I eagerly reread all of my journal entries, seeing one truth after another, after another. I had ruthlessly chased the Avatar and his friends all through the night, wearing them thin, and then attacked them at their weakest like a coward. I had attacked those girls, left them hurt in a huge forest without any one to come help them, and stripped one of them almost naked. Then we infiltrated Ba Sing Se, and attacked all those men, and overturned the city, putting men against their families and friends. I had ruined so many lives, and I did it with a happy, oblivious smile on my face. I can't see how I had lived with myself. Sure, Mai and I sometimes helped clean up torture patients, but it doesn't excuse the fact that I hurt people.

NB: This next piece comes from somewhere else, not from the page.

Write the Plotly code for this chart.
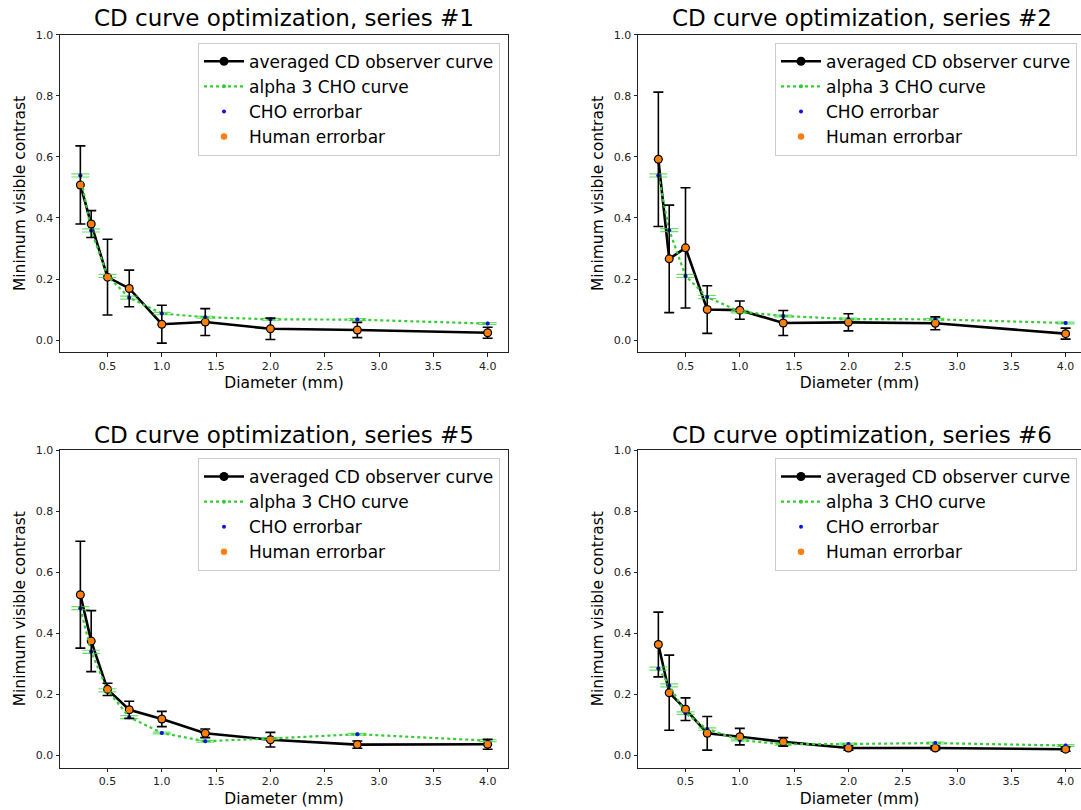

I quickly pulled out one last thing. It was my history book. It was called "The Spread of Our Empire". I re-read everything I already knew, but now I looked at it though a different person's eyes. It really didn't sound like we were trying to help the world! It sounded as if we are a horrible, corrupt nation who is fixated on conquering and destroying the world. And I found that I was disgusted with the Fire Nation, and that I had a strong desire to help defeat the one man who was encouraging this fighting. I had a desire to join the Avatar.
I sighed. This would have been so much easier if one of my used to be close friends wasn't the Fire Princess.
I suddenly felt myself pulling out my travel bag. I felt myself putting my favorite clothes, toiletries, and hair things in the bag. I looked up to the scroll of my great Grandfather's. Something told me to take it. I slipped the scroll into my bag, then I felt myself put on the charm bracelet Mai had gotten me for my last birthday, the one with all of the four nations insignias on it. The bracelet almost seemed to guide my way, as if it was leading me to my friend. I felt myself go around the back of my house, take my pet Salamander Lizard, and rode to the prison where they were keeping Sokka so I could free him.
I got there and gaped. There was about five times the amount of guards that were there. Azula must know. She must know that I'm switching sides; why else would she multiply the guard count five times over? There was only one way I was going to get out of the Fire Nation alive.
"I'm sorry Sokka!" and I turned and headed towards the mountains, which is where my bracelet led me. I forced myself to keep pressing forward, hoping that the Avatar's group would accept me, and hoping Mai would still feel the same about me.